Question

Find the angle $\alpha$ .

Answer 1

Hint: We will use the property of the exterior angle to obtain an equation with the angles $\alpha$ and $\beta$ . Then, we will look at the right-angled triangle $\mathrm{\Delta }\text{DEB}$ . We will use the definition of the tangent function in this triangle to find the value of $\beta$ . Then we will substitute this value in the previously obtained equation to find the value of the angle $\alpha$ .
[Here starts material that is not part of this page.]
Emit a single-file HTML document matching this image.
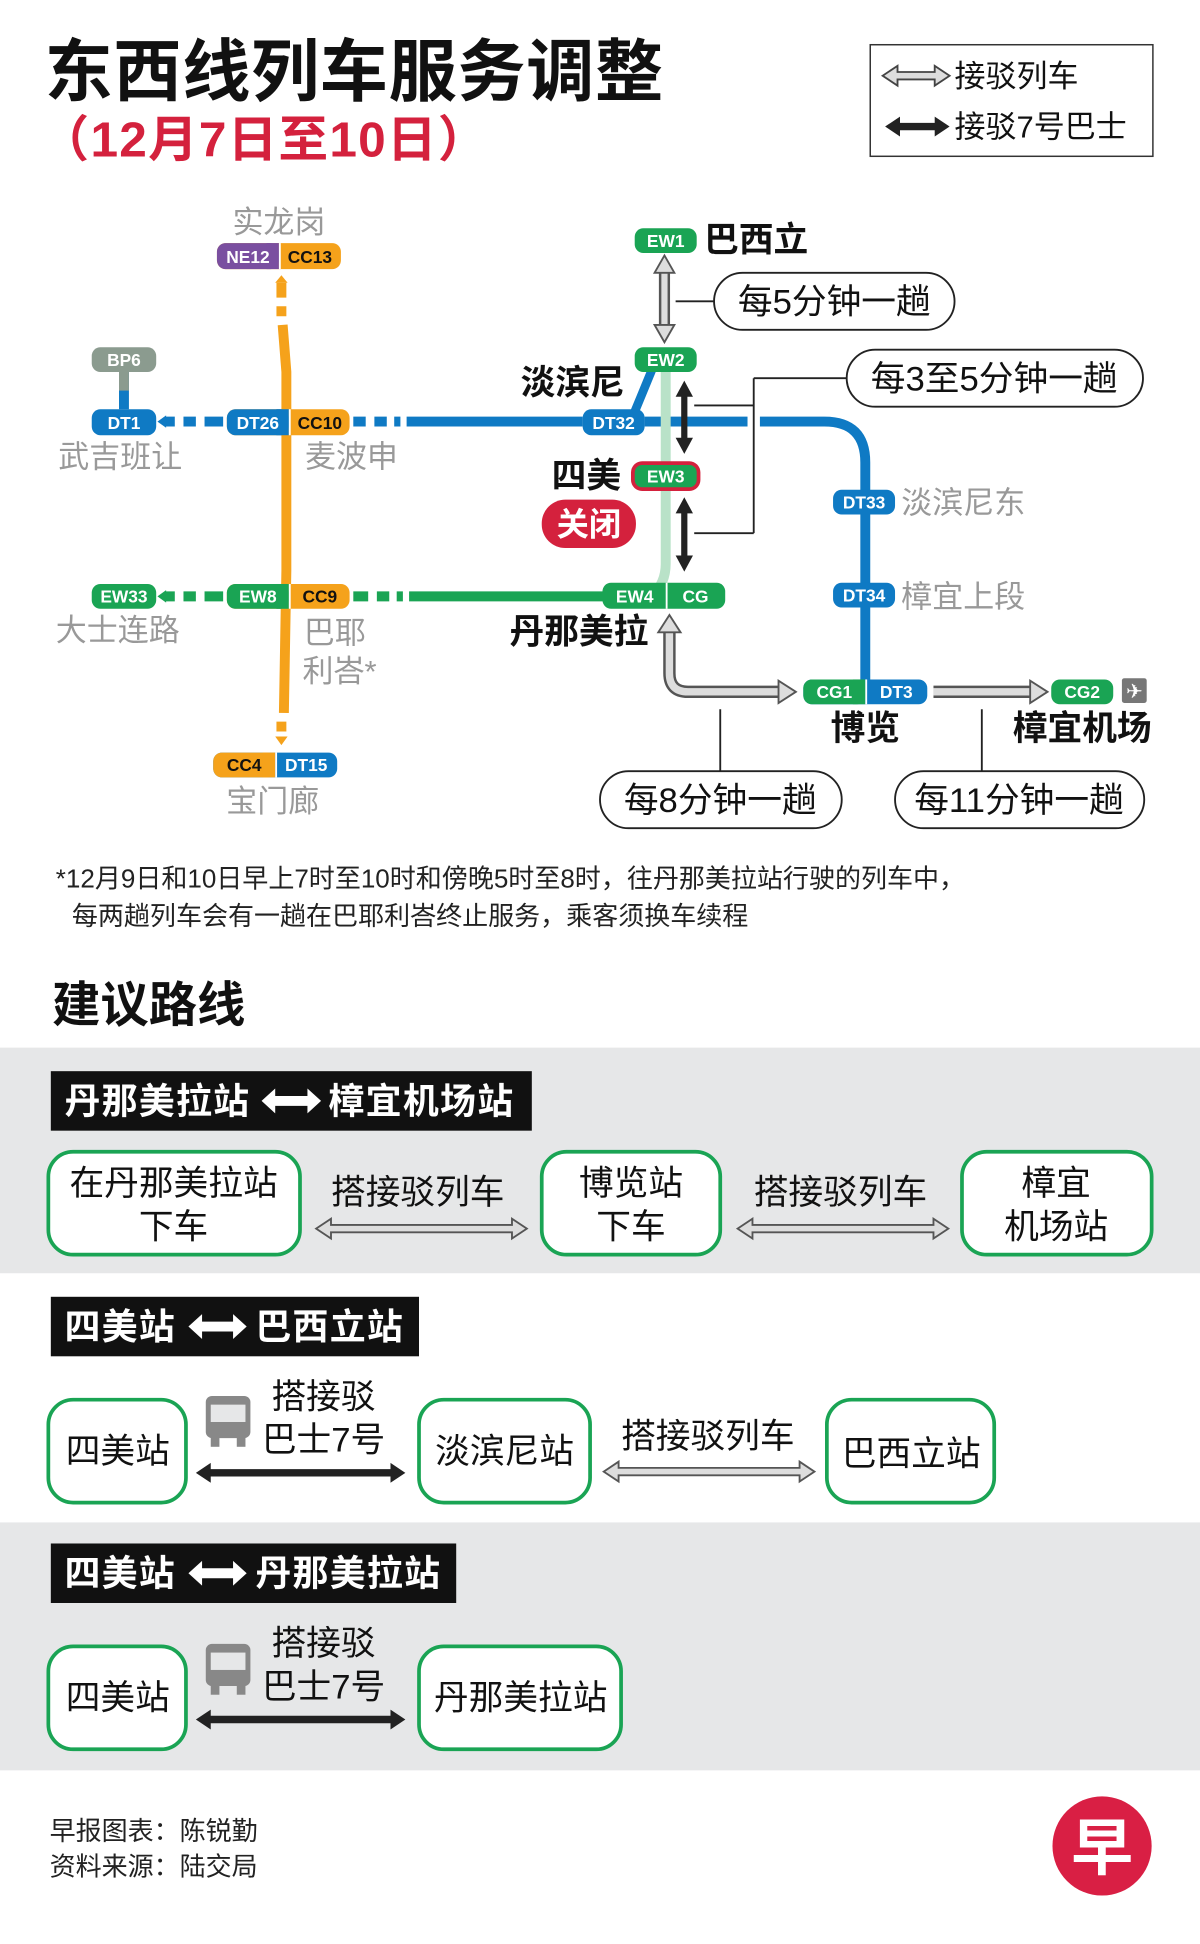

Complete step by step answer:
From the figure, we are given that $\mathrm{\angle }\text{CDB}=65{}^{\circ }$ and $\mathrm{\angle }\text{DEB}=90{}^{\circ }$ . We are also given that $\text{ED}=21$ and $\text{EB}=50$ . We can see in the figure that $\mathrm{\angle }\text{CDB}$ is an exterior angle of $\mathrm{\Delta }\text{DAB}$ . We know that the exterior angle is equal to the sum of its interior angle. Hence, we get the following equation,
 $\mathrm{\angle }\text{DAB}+\mathrm{\angle }\text{DBA}=\mathrm{\angle }\text{CDB}$
Substituting the values of these three angles from the figure, we get
 $\alpha +\beta =65{}^{\circ }....(i)$
Now, let us consider the right angled triangle $\mathrm{\Delta }\text{DEB}$ . We know the definition of the tangent function as $\tan \theta ={\displaystyle \frac{\text{Opposite}}{\text{Adjacent}}}$ . Using this definition, we will find the value of the tangent function for the angle $\beta$ in the following manner,
 $\tan \beta ={\displaystyle \frac{\text{ED}}{\text{EB}}}$
Substituting the values $\text{ED}=21$ and $\text{EB}=50$ in the above equation, we get
$$\begin{array}{rl}& \tan \beta ={\displaystyle \frac{21}{50}}\\ & \therefore \tan \beta =0.42\end{array}$$
Hence, we get the value of angle $\beta$ as $\beta ={\tan }^{-1}\left(0.42\right)$ . Therefore, we have $\beta =22.78{}^{\circ }$ . Now, substituting this value in equation $(i)$ , we get
 $\begin{array}{rl}& \alpha +22.78{}^{\circ }=65{}^{\circ }\\ & \Rightarrow \alpha =65{}^{\circ }-22.78{}^{\circ }\\ & \therefore \alpha =42.22{}^{\circ }\end{array}$

Note:
It is important that we understand the geometry of a given figure. The concepts of exterior angles and interior angles are useful for such type of questions. We should know the definition of trigonometric functions since they can be used to obtain the values of angles by looking at the inverse trigonometric functions.